## Stated exercise
Include the line with "(title) at (2,62)" and every line before it in the entries below, echoed exactly, but not the pictures.

## Input rows
------------------------------------------------------------
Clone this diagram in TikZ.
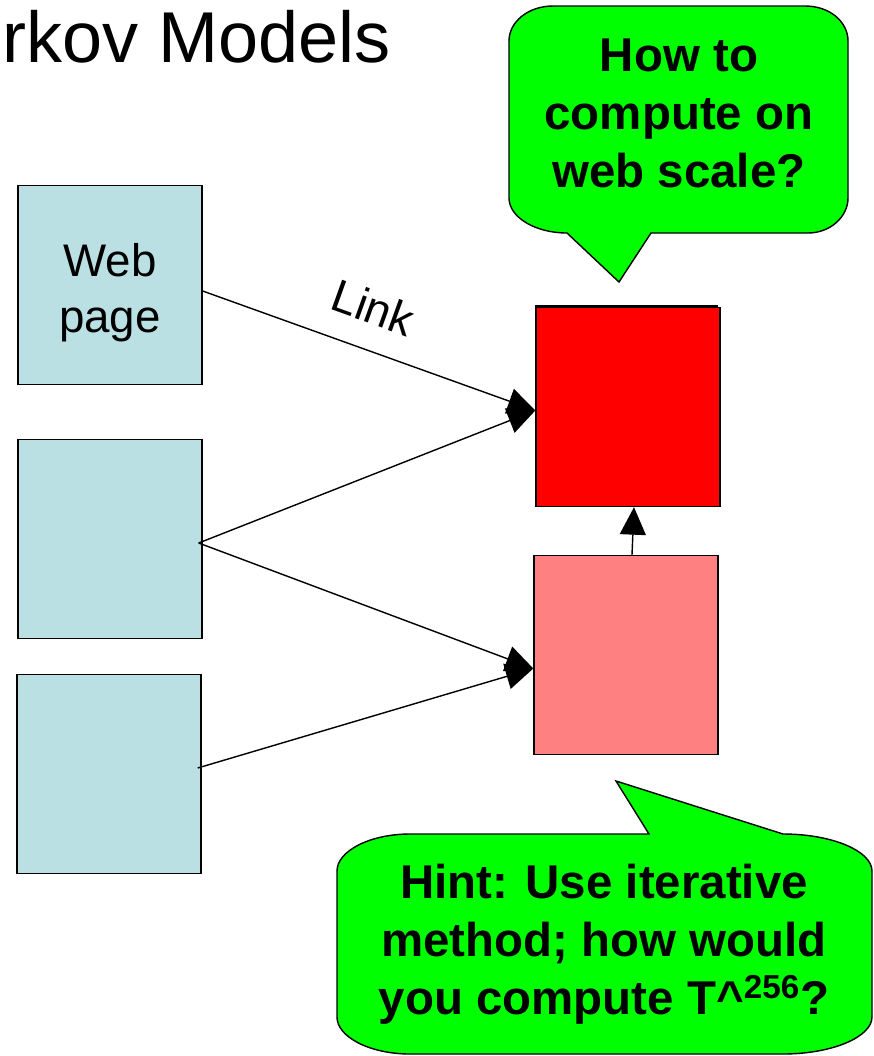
\documentclass[tikz,border=0pt]{standalone}
\usepackage{fontspec}
\setmainfont{Liberation Sans}
\usetikzlibrary{arrows.meta}

\definecolor{pageblue}{RGB}{187,224,228}
\definecolor{rankred}{RGB}{255,0,0}
\definecolor{rankpink}{RGB}{255,128,128}
\definecolor{bubblegreen}{RGB}{0,255,0}

\tikzset{
  webpage/.style={draw, line width=0.8pt, minimum width=3.68cm, minimum height=3.98cm, inner sep=0pt},
  link/.style={line width=0.8pt, -{Triangle[length=0.55cm, width=0.52cm]}},
  bubble/.style={draw, line width=0.8pt, fill=bubblegreen},
  bubbletext/.style={align=center, inner sep=0pt, font=\fontsize{27}{33}\selectfont\bfseries}
}

\begin{document}
\begin{tikzpicture}[x=0.02cm, y=-0.02cm]
  \useasboundingbox (0,0) rectangle (874,1056);
  \node[anchor=base west, inner sep=0pt, font=\fontsize{41}{48}\selectfont] (title) at (2,62) {rkov Models};

  % pages that link in
  \node[webpage, fill=pageblue,
    label={[align=center, yshift=-0.16cm, font=\fontsize{26}{32}\selectfont]center:{Web\\page}}] (web1) at (110,285) {};
  \node[webpage, fill=pageblue] (web2) at (110,539) {};
  \node[webpage, fill=pageblue] (web3) at (109,774) {};

  % pages being ranked
  \draw[fill=black] (535,305) rectangle (717,503);
  \node[webpage, fill=rankred] (red) at (628,407) {};
  \node[webpage, fill=rankpink] (pink) at (626,655) {};

  % links
  \draw[link] ([yshift=-0.12cm]web1.east) -- ([yshift=-0.07cm]red.west)
    node[sloped, above=0.5cm, pos=0.47, inner sep=0pt, font=\fontsize{26}{32}\selectfont] (linklbl) {Link};
  \draw[link] ([xshift=-0.08cm, yshift=-0.08cm]web2.east) -- ([yshift=-0.07cm]red.west);
  \draw[link] ([xshift=-0.08cm, yshift=-0.08cm]web2.east) -- ([yshift=-0.27cm]pink.west);
  \draw[link] ([xshift=-0.08cm, yshift=0.12cm]web3.east) -- ([yshift=-0.27cm]pink.west);
  \draw[link] ([xshift=0.12cm]pink.north) -- ([xshift=0.12cm]red.south);

  % speech bubble at the top
  \draw[bubble] (567,233) -- (619,282) -- (651,233) -- (808,233)
    .. controls (830,233) and (848,217) .. (848,198) -- (848,41)
    .. controls (848,22) and (830,6) .. (805,6) -- (553,6)
    .. controls (528,6) and (509,22) .. (509,41) -- (509,198)
    .. controls (509,217) and (535,233) .. (567,233) -- cycle;
  \node[bubbletext] (howto) at (679,113) {How to\\compute on\\web scale?};

  % speech bubble at the bottom
  \draw[bubble] (649,834) -- (616,781) -- (783,834)
    .. controls (832,834) and (872,851) .. (872,871) -- (872,1017)
    .. controls (872,1037) and (832,1054) .. (783,1054) -- (410,1054)
    .. controls (370,1054) and (337,1037) .. (337,1017) -- (337,871)
    .. controls (337,851) and (370,834) .. (410,834) -- cycle;
  \node[bubbletext] (hint) at (604,944)
    {Hint: Use iterative\\method; how would\\you compute T\textasciicircum\textsuperscript{256}?};
\end{tikzpicture}
\end{document}
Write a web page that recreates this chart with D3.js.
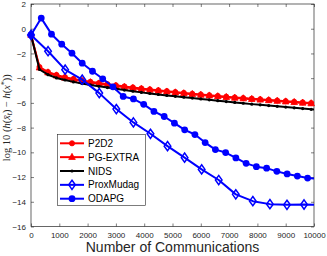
<!DOCTYPE html>
<html>
<head>
<meta charset="utf-8">
<script src="https://cdn.jsdelivr.net/npm/d3@7"></script>
<style>
  body { margin: 0; background: #fff; }
  svg text { font-family: "Liberation Sans", Arial, sans-serif; fill: #262626; }
</style>
</head>
<body>
<script>
// number of communications (x) for each method
var ringComm = [0,300,600,900,1200,1500,1800,2100,2400,2700,3000,3300,3600,3900,4200,4500,4800,
  5100,5400,5700,6000,6300,6600,6900,7200,7500,7800,8100,8400,8700,9000,9300,9600,9900,10000];
var mudagComm = [0,603,1206,1809,2412,3015,3618,4221,4824,5427,6030,6633,7236,7839,8442,9045,9648,10000];
var odapgComm = [0,362,724,1086,1448,1810,2172,2534,2896,3258,3620,3982,4344,4706,5068,5430,5792,
  6154,6516,6878,7240,7602,7964,8326,8688,9050,9412,9774,10000];

// log10 optimality gap
var p2d2 = [-0.5,-3.1,-3.5,-3.74,-3.92,-4.06,-4.18,-4.29,-4.39,-4.49,-4.58,-4.67,-4.75,-4.83,-4.91,
  -4.98,-5.05,-5.12,-5.19,-5.26,-5.32,-5.38,-5.44,-5.5,-5.56,-5.61,-5.66,-5.71,-5.76,-5.81,-5.86,-5.91,-5.96,-6.01,-6.03];
var pgExtra = [-0.5,-3.15,-3.55,-3.8,-3.98,-4.12,-4.24,-4.35,-4.45,-4.55,-4.64,-4.73,-4.81,-4.89,-4.96,
  -5.03,-5.1,-5.17,-5.24,-5.3,-5.36,-5.42,-5.48,-5.54,-5.6,-5.65,-5.7,-5.75,-5.8,-5.85,-5.9,-5.95,-6.0,-6.05,-6.07];
var nids = [-0.5,-3.3,-3.72,-3.98,-4.15,-4.3,-4.43,-4.55,-4.66,-4.76,-4.86,-4.96,-5.06,-5.15,-5.24,
  -5.32,-5.4,-5.47,-5.54,-5.61,-5.68,-5.75,-5.82,-5.89,-5.96,-6.03,-6.1,-6.16,-6.22,-6.28,-6.34,-6.4,-6.46,-6.52,-6.54];
var proxMudag = [-0.5,-1.82,-3.31,-4.12,-5.21,-6.5,-7.58,-8.5,-9.5,-10.43,-11.38,-12.24,-13.4,-13.95,
  -14.19,-14.25,-14.22,-14.25];
var odapg = [-0.5,0.86,-0.44,-1.25,-1.98,-2.79,-3.44,-4.05,-4.7,-5.48,-5.68,-6.12,-6.69,-7.1,-7.64,
  -8.18,-8.56,-9.21,-9.78,-10.02,-10.45,-10.89,-11.16,-11.28,-11.54,-11.75,-11.92,-12.08,-12.12];

var legendNames = ["P2D2", "PG-EXTRA", "NIDS", "ProxMudag", "ODAPG"];
var xTicks = d3.range(0, 10001, 1000);
var yTicks = d3.range(-16, 3, 2);

var series = [
  {name: "P2D2", x: ringComm, y: p2d2, color: "#ff0000", marker: "circle"},
  {name: "PG-EXTRA", x: ringComm, y: pgExtra, color: "#ff0000", marker: "triangle"},
  {name: "NIDS", x: ringComm, y: nids, color: "#000000", marker: "dot"},
  {name: "ProxMudag", x: mudagComm, y: proxMudag, color: "#0000ff", marker: "diamond"},
  {name: "ODAPG", x: odapgComm, y: odapg, color: "#0000ff", marker: "bigcircle"}
];

var width = 327, height = 256;
var margin = {top: 4, right: 13, bottom: 29.5, left: 31};

var svg = d3.select("body").append("svg")
  .attr("width", width)
  .attr("height", height);

var x = d3.scaleLinear().domain([0, 10000]).range([margin.left, width - margin.right]);
var y = d3.scaleLinear().domain([-16, 2]).range([height - margin.bottom, margin.top]);

/* draw one marker of a given kind into group g */
function drawMarker(g, kind, color) {
  if (kind == "circle") {
    g.append("circle").attr("r", 2.6).attr("fill", color).attr("stroke", color).attr("stroke-width", 0.8);
  } else if (kind == "triangle") {
    g.append("path").attr("d", "M0,-3.8L3.3,2.3L-3.3,2.3Z").attr("fill", color).attr("stroke", color).attr("stroke-width", 0.8);
  } else if (kind == "dot") {
    g.append("circle").attr("r", 1.6).attr("fill", color);
  } else if (kind == "diamond") {
    g.append("path").attr("d", "M0,-4.6L3.3,0L0,4.6L-3.3,0Z").attr("fill", "none").attr("stroke", color).attr("stroke-width", 1.5);
  } else {
    g.append("circle").attr("r", 3.4).attr("fill", color);
  }
}

// axes box ticks, MATLAB style with ticks pointing in
var axisColor = "#262626";
var gAxes = svg.append("g").attr("id", "axes");

gAxes.append("g")
  .attr("transform", "translate(0," + y(-16) + ")")
  .call(d3.axisBottom(x).tickValues(xTicks).tickSize(-3).tickPadding(6).tickFormat(d3.format("d")))
  .call(function(g) {
    g.select(".domain").remove();
    g.selectAll("line").attr("stroke", axisColor).attr("stroke-width", 0.6);
    g.selectAll("text").attr("font-size", 8).attr("font-family", "Liberation Sans, Arial, sans-serif").attr("fill", axisColor);
  });

gAxes.append("g")
  .attr("transform", "translate(0," + y(2) + ")")
  .call(d3.axisTop(x).tickValues(xTicks).tickSize(-3).tickFormat(""))
  .call(function(g) {
    g.select(".domain").remove();
    g.selectAll("line").attr("stroke", axisColor).attr("stroke-width", 0.6);
  });

gAxes.append("g")
  .attr("transform", "translate(" + x(0) + ",0)")
  .call(d3.axisLeft(y).tickValues(yTicks).tickSize(-3).tickPadding(5).tickFormat(d3.format("d")))
  .call(function(g) {
    g.select(".domain").remove();
    g.selectAll("line").attr("stroke", axisColor).attr("stroke-width", 0.6);
    g.selectAll("text").attr("font-size", 8).attr("font-family", "Liberation Sans, Arial, sans-serif").attr("fill", axisColor);
  });

gAxes.append("g")
  .attr("transform", "translate(" + x(10000) + ",0)")
  .call(d3.axisRight(y).tickValues(yTicks).tickSize(-3).tickFormat(""))
  .call(function(g) {
    g.select(".domain").remove();
    g.selectAll("line").attr("stroke", axisColor).attr("stroke-width", 0.6);
  });

gAxes.append("rect")
  .attr("x", x(0)).attr("y", y(2))
  .attr("width", x(10000) - x(0)).attr("height", y(-16) - y(2))
  .attr("fill", "none").attr("stroke", axisColor).attr("stroke-width", 0.7);

// the curves
var gLines = svg.append("g").attr("id", "lines");
series.forEach(function(s) {
  var pts = s.x.map(function(c, i) { return [c, s.y[i]]; });
  var line = d3.line().x(function(d) { return x(d[0]); }).y(function(d) { return y(d[1]); });
  gLines.append("path")
    .attr("d", line(pts))
    .attr("fill", "none")
    .attr("stroke", s.color)
    .attr("stroke-width", 2)
    .attr("stroke-linejoin", "round");
  // markers on every point except the axis end
  pts.filter(function(d) { return d[0] < 10000; }).forEach(function(d) {
    var g = gLines.append("g").attr("transform", "translate(" + x(d[0]) + "," + y(d[1]) + ")");
    drawMarker(g, s.marker, s.color);
  });
});

// legend
var leg = svg.append("g").attr("id", "legend");
leg.append("rect")
  .attr("x", 57.5).attr("y", 134.5).attr("width", 88).attr("height", 71)
  .attr("fill", "#fff").attr("stroke", axisColor).attr("stroke-width", 0.6);

series.forEach(function(s, i) {
  var ly = 143.3 + i * 13.85;
  leg.append("line")
    .attr("x1", 60).attr("x2", 84).attr("y1", ly).attr("y2", ly)
    .attr("stroke", s.color).attr("stroke-width", 2);
  var g = leg.append("g").attr("transform", "translate(72," + ly + ")");
  drawMarker(g, s.marker, s.color);
  leg.append("text")
    .attr("x", 88).attr("y", ly)
    .attr("dy", "0.35em")
    .attr("font-size", 10)
    .style("fill", "#000")
    .text(legendNames[i]);
});

// axis labels
svg.append("text")
  .attr("x", (x(0) + x(10000)) / 2)
  .attr("y", 252)
  .attr("text-anchor", "middle")
  .attr("font-size", 14)
  .attr("fill", "#262626")
  .text("Number of Communications");

var yl = svg.append("text")
  .attr("transform", "translate(10," + (y(-7.2)) + ") rotate(-90)")
  .attr("text-anchor", "middle")
  .attr("font-size", 10.5)
  .style("font-family", "Liberation Serif, DejaVu Serif, serif")
  .attr("fill", "#262626");
yl.append("tspan").text("log 10 (");
yl.append("tspan").attr("font-style", "italic").text("h");
yl.append("tspan").text("(");
yl.append("tspan").attr("font-style", "italic").text("x\u0304");
yl.append("tspan").attr("font-style", "italic").attr("font-size", 7.5).attr("dy", 2).text("t");
yl.append("tspan").attr("dy", -2).text(") \u2212 ");
yl.append("tspan").attr("font-style", "italic").text("h");
yl.append("tspan").text("(");
yl.append("tspan").attr("font-style", "italic").text("x");
yl.append("tspan").attr("font-size", 7.5).attr("dy", -3).text("*");
yl.append("tspan").attr("dy", 3).text("))");
</script>
</body>
</html>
------------------------------------------------------------
## Solution for this problem
Clone this diagram in TikZ.
\documentclass[tikz,border=0pt]{standalone}
\usepackage{fontspec}
\setmainfont{Liberation Sans}
\usetikzlibrary{arrows.meta}

\definecolor{pageblue}{RGB}{187,224,228}
\definecolor{rankred}{RGB}{255,0,0}
\definecolor{rankpink}{RGB}{255,128,128}
\definecolor{bubblegreen}{RGB}{0,255,0}

\tikzset{
  webpage/.style={draw, line width=0.8pt, minimum width=3.68cm, minimum height=3.98cm, inner sep=0pt},
  link/.style={line width=0.8pt, -{Triangle[length=0.55cm, width=0.52cm]}},
  bubble/.style={draw, line width=0.8pt, fill=bubblegreen},
  bubbletext/.style={align=center, inner sep=0pt, font=\fontsize{27}{33}\selectfont\bfseries}
}

\begin{document}
\begin{tikzpicture}[x=0.02cm, y=-0.02cm]
  \useasboundingbox (0,0) rectangle (874,1056);
  \node[anchor=base west, inner sep=0pt, font=\fontsize{41}{48}\selectfont] (title) at (2,62) {rkov Models};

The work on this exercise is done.